* **Requirement**:
Can you output the material exactly as written, minus any pictures it holds?

* **Data extract**:
------------------------------------------------------------------------

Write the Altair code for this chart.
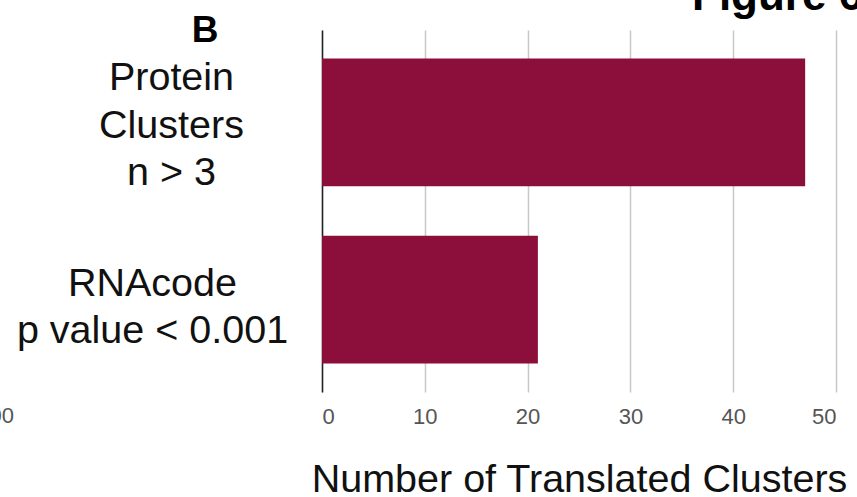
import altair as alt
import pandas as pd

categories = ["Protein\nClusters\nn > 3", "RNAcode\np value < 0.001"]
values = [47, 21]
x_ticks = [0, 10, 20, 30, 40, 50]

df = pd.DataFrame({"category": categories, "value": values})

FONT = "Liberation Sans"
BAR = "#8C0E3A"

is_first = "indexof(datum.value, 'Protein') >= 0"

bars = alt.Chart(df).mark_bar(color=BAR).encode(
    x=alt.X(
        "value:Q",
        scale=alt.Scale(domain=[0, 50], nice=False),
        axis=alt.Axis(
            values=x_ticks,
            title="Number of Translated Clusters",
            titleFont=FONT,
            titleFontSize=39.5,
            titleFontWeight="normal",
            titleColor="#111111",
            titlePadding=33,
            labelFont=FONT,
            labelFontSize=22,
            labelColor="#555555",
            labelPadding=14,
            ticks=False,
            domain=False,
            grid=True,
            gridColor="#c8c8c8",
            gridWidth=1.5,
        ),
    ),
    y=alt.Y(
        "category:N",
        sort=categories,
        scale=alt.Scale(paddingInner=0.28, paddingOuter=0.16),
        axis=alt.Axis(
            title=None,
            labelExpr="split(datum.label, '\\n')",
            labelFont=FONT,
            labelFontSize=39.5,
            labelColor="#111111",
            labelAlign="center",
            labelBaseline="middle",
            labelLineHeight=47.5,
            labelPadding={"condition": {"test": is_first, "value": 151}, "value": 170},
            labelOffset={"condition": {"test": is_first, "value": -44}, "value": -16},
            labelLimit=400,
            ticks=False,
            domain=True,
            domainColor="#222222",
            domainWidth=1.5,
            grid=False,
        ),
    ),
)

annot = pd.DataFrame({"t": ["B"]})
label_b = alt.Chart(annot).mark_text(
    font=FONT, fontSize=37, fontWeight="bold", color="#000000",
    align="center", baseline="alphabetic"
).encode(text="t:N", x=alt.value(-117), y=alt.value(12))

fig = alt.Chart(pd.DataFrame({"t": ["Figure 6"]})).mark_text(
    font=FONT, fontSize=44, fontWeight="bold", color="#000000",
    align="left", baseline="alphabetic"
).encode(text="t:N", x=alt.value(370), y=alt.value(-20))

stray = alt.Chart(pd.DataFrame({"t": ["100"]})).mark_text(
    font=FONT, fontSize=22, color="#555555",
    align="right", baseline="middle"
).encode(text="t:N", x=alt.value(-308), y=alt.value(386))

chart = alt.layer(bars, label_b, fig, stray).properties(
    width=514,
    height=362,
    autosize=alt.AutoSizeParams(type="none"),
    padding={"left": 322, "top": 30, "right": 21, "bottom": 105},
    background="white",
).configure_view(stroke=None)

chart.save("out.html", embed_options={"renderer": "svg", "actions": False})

------------------------------------------------------------------------

* **Task answer**:
Write the Altair code for this chart.
import altair as alt
import pandas as pd

categories = ["Protein\nClusters\nn > 3", "RNAcode\np value < 0.001"]
values = [47, 21]
x_ticks = [0, 10, 20, 30, 40, 50]

df = pd.DataFrame({"category": categories, "value": values})

FONT = "Liberation Sans"
BAR = "#8C0E3A"

is_first = "indexof(datum.value, 'Protein') >= 0"

bars = alt.Chart(df).mark_bar(color=BAR).encode(
    x=alt.X(
        "value:Q",
        scale=alt.Scale(domain=[0, 50], nice=False),
        axis=alt.Axis(
            values=x_ticks,
            title="Number of Translated Clusters",
            titleFont=FONT,
            titleFontSize=39.5,
            titleFontWeight="normal",
            titleColor="#111111",
            titlePadding=33,
            labelFont=FONT,
            labelFontSize=22,
            labelColor="#555555",
            labelPadding=14,
            ticks=False,
            domain=False,
            grid=True,
            gridColor="#c8c8c8",
            gridWidth=1.5,
        ),
    ),
    y=alt.Y(
        "category:N",
        sort=categories,
        scale=alt.Scale(paddingInner=0.28, paddingOuter=0.16),
        axis=alt.Axis(
            title=None,
            labelExpr="split(datum.label, '\\n')",
            labelFont=FONT,
            labelFontSize=39.5,
            labelColor="#111111",
            labelAlign="center",
            labelBaseline="middle",
            labelLineHeight=47.5,
            labelPadding={"condition": {"test": is_first, "value": 151}, "value": 170},
            labelOffset={"condition": {"test": is_first, "value": -44}, "value": -16},
            labelLimit=400,
            ticks=False,
            domain=True,
            domainColor="#222222",
            domainWidth=1.5,
            grid=False,
        ),
    ),
)

annot = pd.DataFrame({"t": ["B"]})
label_b = alt.Chart(annot).mark_text(
    font=FONT, fontSize=37, fontWeight="bold", color="#000000",
    align="center", baseline="alphabetic"
).encode(text="t:N", x=alt.value(-117), y=alt.value(12))

fig = alt.Chart(pd.DataFrame({"t": ["Figure 6"]})).mark_text(
    font=FONT, fontSize=44, fontWeight="bold", color="#000000",
    align="left", baseline="alphabetic"
).encode(text="t:N", x=alt.value(370), y=alt.value(-20))

stray = alt.Chart(pd.DataFrame({"t": ["100"]})).mark_text(
    font=FONT, fontSize=22, color="#555555",
    align="right", baseline="middle"
).encode(text="t:N", x=alt.value(-308), y=alt.value(386))

chart = alt.layer(bars, label_b, fig, stray).properties(
    width=514,
    height=362,
    autosize=alt.AutoSizeParams(type="none"),
    padding={"left": 322, "top": 30, "right": 21, "bottom": 105},
    background="white",
).configure_view(stroke=None)

chart.save("out.html", embed_options={"renderer": "svg", "actions": False})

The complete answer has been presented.